More specifically, when there is toner in the toner hopper 5, an agitator gear 33 is rotated by a driving gear 34 to supply toner. A detector flange 36 is integral with an agitator 35 (FIG. 8) in the toner hopper 5, and its rotation is delayed from the agitator gear 33 since the agitator 35 is loaded by the toner in the honner hopper 5. Therefore, a recess 36a defined in the detector flange 36 and a recess 37a defined in a cam 37 integral with the agitator gear 33 are positioned out of alignment with each other, as shown in FIGS. 11(a) and 11(b). As a result, a detecting arm 39 of a toner shortage sensor 38 is not operated and no toner shortage signal is generated.
When the agitator 35 is turned until it is released form the toner load, the detector flange 36 is pulled by a spring 40 acting between the detector flange 36 and the agitator gear 33, and is turned until the recesses 36a, 37a are alinged with each other. Insofar as the toner hopper 5 contains toner, therefore, the detector 36 and the cam 37 repeat the above operation.

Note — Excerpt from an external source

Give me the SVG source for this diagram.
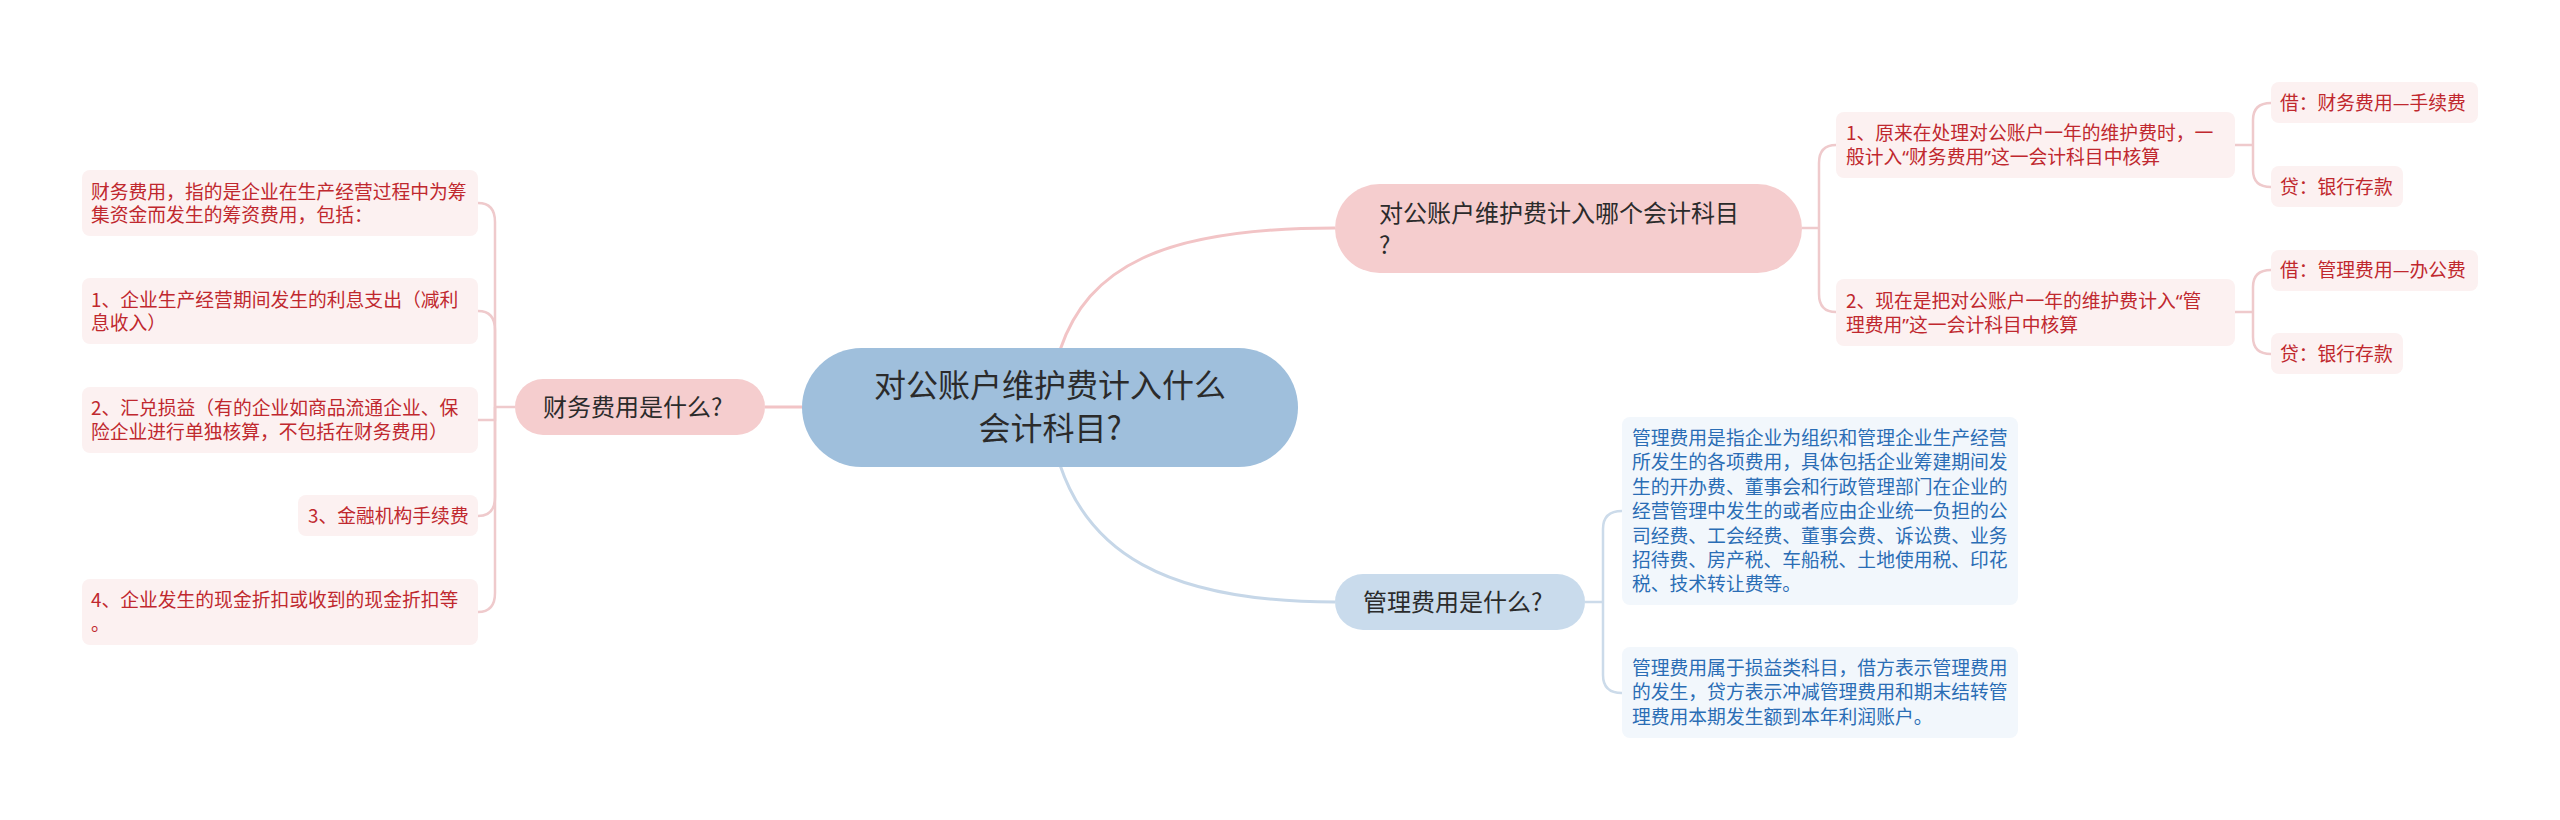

In case the toner hopper 5 runs out of toner, the agitator 35 is no longer loaded, and the agitator 35 rotates with the agitator gear 33. The recesses 36a, 37a thus remain aligned under the force of the spring 40. The detecting end 39a of the detecting arm 39 is brought into the recesses 36a, 37a to cause the toner shortage sensor 38 to produce a toner shortage signal, as illustrated in FIGS. 12(a) and 12(b).
The conventional image developing apparatus having such a toner shortage detecting means is complex in construction. In addition, the toner shortage detecting means may fail to operate properly because the relationship between the remaining amount of toner in the toner hopper and the toner load on the agitator is liable to fluctuate.